MrVI slowdown due to JAX compilation update
With recent updates to JAX, MrVI trains significantly slower than before. We suspect it is due to the new AOT compilation strategy (https://jax.readthedocs.io/en/latest/aot.html).
Any basic training with MrVI with a fresh install. Reproduced by @PierreBoyeau and myself.
@justjhong lmk if you want me to upper bound jax for now and to which version. We will probably have a release in the coming week or so, so it can get into there.
Hi @ori-kron-wis, thanks for checking. I took some time this morning to try to debug it but was not able to find a solution. I was able to figure out that the problems arise starting from jax==0.4.36. So for now, let's upper bound to jax<0.4.36 (non-inclusive).
Hi, here are a few more details about my understanding of the problem. It seems that lightning introduces a significant overhead when training the model, here and there for instance. MrVI is notably faster at this stage without the lightning wrapper.
For now pinning jax<0.4.36. Potentially related to https://github.com/jax-ml/jax/issues/26162. Check again when this is adressed. Leaving this open as pinning circumvents it but might create issues in the near future.
@ori-kron-wis can you try with the fix suggested in https://github.com/jax-ml/jax/issues/26162? We can also wait for the next jax release that contains it.
The fix is about the XLA compiler used for JAX (i.e jaxlib), we can't just implement it out of the box. It is not merged yet AFAIK.
I did try Jax nightly release (consists of jaxlib nightly), but the issue remains. pip install -U --pre jax jaxlib "jax-cuda12-plugin[with_cuda]" jax-cuda12-pjrt -f https://storage.googleapis.com/jax-releases/jax_nightly_releases.html
We need to wait for the next version that contains it unfortunately.

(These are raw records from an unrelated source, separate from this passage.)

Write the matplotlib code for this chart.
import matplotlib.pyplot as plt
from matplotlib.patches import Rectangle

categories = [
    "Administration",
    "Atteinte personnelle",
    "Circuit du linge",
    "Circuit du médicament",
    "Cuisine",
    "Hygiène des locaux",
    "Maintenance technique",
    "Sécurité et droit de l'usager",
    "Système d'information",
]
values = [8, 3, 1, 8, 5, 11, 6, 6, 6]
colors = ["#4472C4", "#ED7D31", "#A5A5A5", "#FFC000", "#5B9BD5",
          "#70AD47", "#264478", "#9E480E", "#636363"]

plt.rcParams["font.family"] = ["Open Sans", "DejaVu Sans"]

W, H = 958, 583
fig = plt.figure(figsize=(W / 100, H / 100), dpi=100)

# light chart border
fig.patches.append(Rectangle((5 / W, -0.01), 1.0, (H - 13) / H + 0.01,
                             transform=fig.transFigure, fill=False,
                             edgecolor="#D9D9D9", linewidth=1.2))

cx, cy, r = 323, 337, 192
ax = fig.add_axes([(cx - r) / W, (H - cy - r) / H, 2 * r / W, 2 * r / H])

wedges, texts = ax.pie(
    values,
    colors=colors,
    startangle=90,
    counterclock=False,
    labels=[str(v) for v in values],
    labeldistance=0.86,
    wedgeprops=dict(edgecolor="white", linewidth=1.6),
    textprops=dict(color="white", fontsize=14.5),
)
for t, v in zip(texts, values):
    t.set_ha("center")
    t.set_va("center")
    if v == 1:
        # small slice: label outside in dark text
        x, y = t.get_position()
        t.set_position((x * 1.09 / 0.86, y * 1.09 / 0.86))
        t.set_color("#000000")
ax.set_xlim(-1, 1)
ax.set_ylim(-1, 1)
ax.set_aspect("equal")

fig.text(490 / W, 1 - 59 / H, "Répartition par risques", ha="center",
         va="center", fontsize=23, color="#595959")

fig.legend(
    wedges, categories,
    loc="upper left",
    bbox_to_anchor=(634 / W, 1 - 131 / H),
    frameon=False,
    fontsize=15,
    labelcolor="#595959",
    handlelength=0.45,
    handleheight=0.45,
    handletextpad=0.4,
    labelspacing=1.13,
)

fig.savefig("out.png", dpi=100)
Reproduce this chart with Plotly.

We also found the Jax 0.4.35 can't work for CUDA12.6+. So need to use CUDA12.4 For newer version of Jax (0.6) it works with CUDA12.6+, but is still slower than before.
Also, we are limited with jax<0.7.0 (not installed). Jax will become optional in next version.
relates also to: https://github.com/scverse/scvi-tools/pull/3482
limit was removed. Not sure it is still slow, but Jax is either way Optional now.